On Sept. 21, city commissioners “reluctantly” voted to drop retirees from the city’s insurance, saying the city could no longer bear the cost. The action was taken after discussions in several preceding meetings and assurances being given by city administrators that retirees could purchase on their own affordable health insurance on a par with what the city provides.
The staff had warned the commission that failure to make the change and others would result in higher costs to the city and higher premiums to the employees and retirees.
In recent years, the city has seen health care claims rise to $2 million a year.
At the Dec. 21 meeting, Commissioner Marian Solomon-Gaines called it a “very difficult decision that we must make based on (insurance) funding costs. Still, I have had the staff convince me that retirees will not be ‘kicked to the curb.’ The city will assist retirees to transition to exchanges.”
At least 15 of the retirees are not taking the cancellation well, and thus, the lawsuit.
As a backdrop to the latest lawsuit, the city is still seeking resolution to the court case concerning the de-annexation of Waycross out of Pierce County. City and Pierce County officials are currently composing an agreement reached in court-ordered mediation that will be presented to Judge Brooks.

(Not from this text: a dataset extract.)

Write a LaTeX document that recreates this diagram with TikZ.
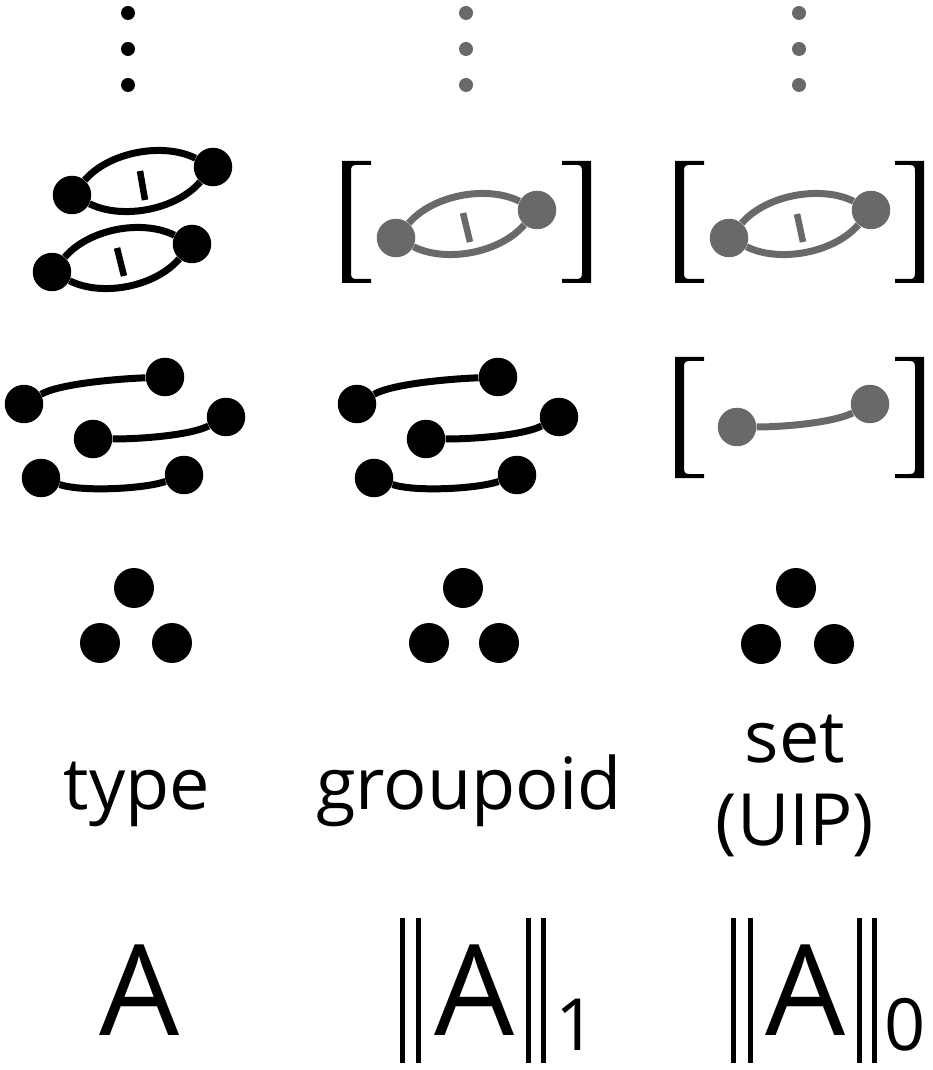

The city filed the lawsuit in response to legislation written by State Rep. Chad Nimmer in 2015, passed and signed by Gov. Nathan Deal, that removed Pierce County territory from Waycross city limits. City officials declared that the bill was unconstitutional and that they were not adequately notified in advance about the pending bill. They also sought legal relief to be able to stop providing water and sewer service in Pierce County.
So far, rulings have gone against the city, forcing it to continue to serve Pierce water and sewer customers who are no longer within the city jurisdiction.
But, Brooks has not ruled on the original lawsuit filed by Currie. Brooks postponed passing judgment and ordered the litigants to have a mediation hearing.
What transpired in the October mediation hearing is not yet able to be made public, Currie said. He said there is an agreement in principle and that the parties involved are “still working on the details in the written document” that will be presented to Brooks.
The judge will then approve the mediated agreement or hand down his own terms.